# Objective:
Leaving out every picture, copy the lines of the data exactly, from the first through the line containing "d => d.color);".

·····

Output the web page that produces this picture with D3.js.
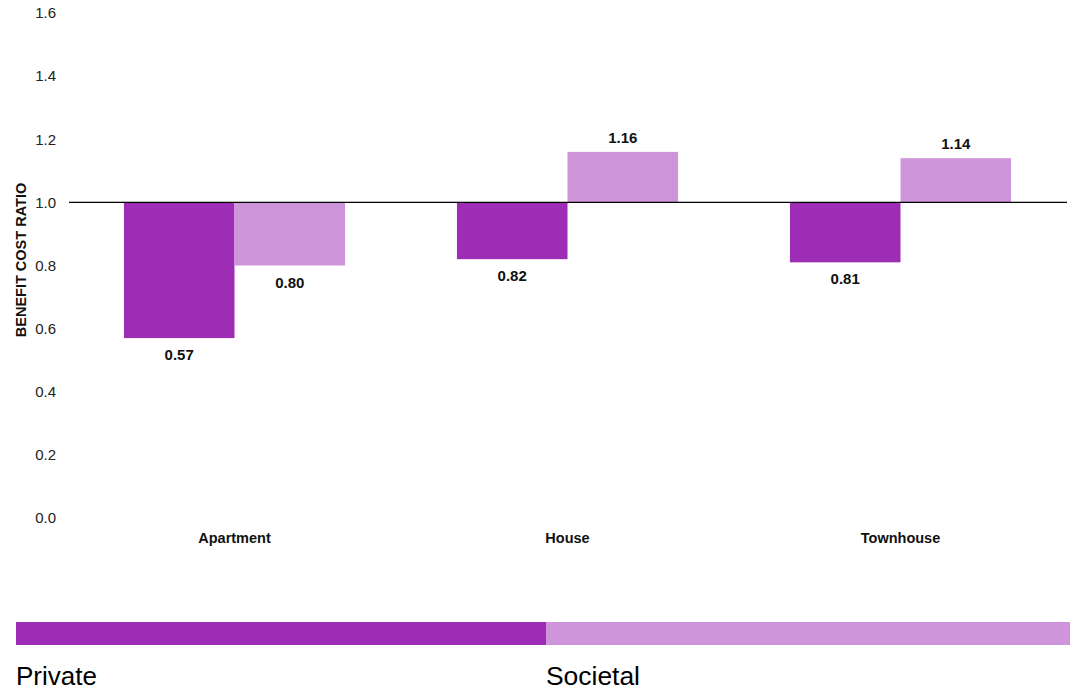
<!DOCTYPE html>
<html>
<head>
<meta charset="utf-8">
<script src="https://cdn.jsdelivr.net/npm/d3@7"></script>
<style>
  body { margin: 0; background: #fff; }
  svg { font-family: "Liberation Sans", Arial, sans-serif; display: block; }
</style>
</head>
<body>
<script>
var categories = ["Apartment", "House", "Townhouse"];
var seriesNames = ["Private", "Societal"];
var privateValues = [0.57, 0.82, 0.81];
var societalValues = [0.80, 1.16, 1.14];
var yTicks = [0, 0.2, 0.4, 0.6, 0.8, 1.0, 1.2, 1.4, 1.6];
var baseValue = 1.0;

var width = 1072, height = 691;
var colors = ["#9e2db6", "#cf95da"];

var svg = d3.select("body").append("svg")
  .attr("width", width)
  .attr("height", height);

var y = d3.scaleLinear().domain([0, 1.6]).range([518, 13]);
var x = d3.scaleBand().domain(categories).range([68, 1067])
  .paddingInner(0.336).paddingOuter(0.168);
var xs = d3.scaleBand().domain(seriesNames).range([0, x.bandwidth()]);

// y tick labels, no axis line
svg.append("g").selectAll("text")
  .data(yTicks)
  .enter().append("text")
  .attr("x", 56)
  .attr("y", d => y(d))
  .attr("dy", "0.35em")
  .attr("text-anchor", "end")
  .attr("font-size", 15)
  .attr("fill", "#222")
  .text(d => d3.format(".1f")(d));

// axis title
svg.append("text")
  .attr("transform", "translate(26,260) rotate(-90)")
  .attr("text-anchor", "middle")
  .attr("font-size", 14.5)
  .attr("font-weight", "bold")
  .attr("fill", "#111")
  .text("BENEFIT COST RATIO");

var data = [];
categories.forEach(function(c, i) {
  data.push({cat: c, series: "Private", value: privateValues[i], color: colors[0]});
  data.push({cat: c, series: "Societal", value: societalValues[i], color: colors[1]});
});

svg.append("g").selectAll("rect")
  .data(data)
  .enter().append("rect")
  .attr("x", d => x(d.cat) + xs(d.series))
  .attr("width", xs.bandwidth())
  .attr("y", d => y(Math.max(d.value, baseValue)))
  .attr("height", d => Math.abs(y(d.value) - y(baseValue)))
  .attr("fill", d => d.color);

// value labels
svg.append("g").selectAll("text")
  .data(data)
  .enter().append("text")
  .attr("x", d => x(d.cat) + xs(d.series) + xs.bandwidth() / 2)
  .attr("y", d => d.value >= baseValue ? y(d.value) - 9 : y(d.value) + 22)
  .attr("text-anchor", "middle")
  .attr("font-size", 15)
  .attr("font-weight", "bold")
  .attr("fill", "#111")
  .text(d => d3.format(".2f")(d.value));

// baseline at 1.0
svg.append("line")
  .attr("x1", 69).attr("x2", 1067)
  .attr("y1", y(baseValue)).attr("y2", y(baseValue))
  .attr("stroke", "#000")
  .attr("stroke-width", 1.2);

// category labels
svg.append("g").selectAll("text")
  .data(categories)
  .enter().append("text")
  .attr("x", d => x(d) + x.bandwidth() / 2)
  .attr("y", 543)
  .attr("text-anchor", "middle")
  .attr("font-size", 14.5)
  .attr("font-weight", "bold")
  .attr("fill", "#111")
  .text(d => d);

// legend
var lx = d3.scaleBand().domain(seriesNames).range([16, 1076]);
var legend = svg.append("g").selectAll("g")
  .data(seriesNames)
  .enter().append("g");
legend.append("rect")
  .attr("x", d => lx(d))
  .attr("y", 622)
  .attr("width", (d, i) => i === 0 ? lx.bandwidth() : 1070 - lx(d))
  .attr("height", 23)
  .attr("fill", (d, i) => colors[i]);
legend.append("text")
  .attr("x", d => lx(d))
  .attr("y", 685)
  .attr("font-size", 25)
  .attr("fill", "#000")
  .attr("textLength", (d, i) => i === 0 ? 81 : 94)
  .attr("lengthAdjust", "spacingAndGlyphs")
  .text(d => d);
</script>
</body>
</html>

·····

# Reply:
Output the web page that produces this picture with D3.js.
<!DOCTYPE html>
<html>
<head>
<meta charset="utf-8">
<script src="https://cdn.jsdelivr.net/npm/d3@7"></script>
<style>
  body { margin: 0; background: #fff; }
  svg { font-family: "Liberation Sans", Arial, sans-serif; display: block; }
</style>
</head>
<body>
<script>
var categories = ["Apartment", "House", "Townhouse"];
var seriesNames = ["Private", "Societal"];
var privateValues = [0.57, 0.82, 0.81];
var societalValues = [0.80, 1.16, 1.14];
var yTicks = [0, 0.2, 0.4, 0.6, 0.8, 1.0, 1.2, 1.4, 1.6];
var baseValue = 1.0;

var width = 1072, height = 691;
var colors = ["#9e2db6", "#cf95da"];

var svg = d3.select("body").append("svg")
  .attr("width", width)
  .attr("height", height);

var y = d3.scaleLinear().domain([0, 1.6]).range([518, 13]);
var x = d3.scaleBand().domain(categories).range([68, 1067])
  .paddingInner(0.336).paddingOuter(0.168);
var xs = d3.scaleBand().domain(seriesNames).range([0, x.bandwidth()]);

// y tick labels, no axis line
svg.append("g").selectAll("text")
  .data(yTicks)
  .enter().append("text")
  .attr("x", 56)
  .attr("y", d => y(d))
  .attr("dy", "0.35em")
  .attr("text-anchor", "end")
  .attr("font-size", 15)
  .attr("fill", "#222")
  .text(d => d3.format(".1f")(d));

// axis title
svg.append("text")
  .attr("transform", "translate(26,260) rotate(-90)")
  .attr("text-anchor", "middle")
  .attr("font-size", 14.5)
  .attr("font-weight", "bold")
  .attr("fill", "#111")
  .text("BENEFIT COST RATIO");

var data = [];
categories.forEach(function(c, i) {
  data.push({cat: c, series: "Private", value: privateValues[i], color: colors[0]});
  data.push({cat: c, series: "Societal", value: societalValues[i], color: colors[1]});
});

svg.append("g").selectAll("rect")
  .data(data)
  .enter().append("rect")
  .attr("x", d => x(d.cat) + xs(d.series))
  .attr("width", xs.bandwidth())
  .attr("y", d => y(Math.max(d.value, baseValue)))
  .attr("height", d => Math.abs(y(d.value) - y(baseValue)))
  .attr("fill", d => d.color);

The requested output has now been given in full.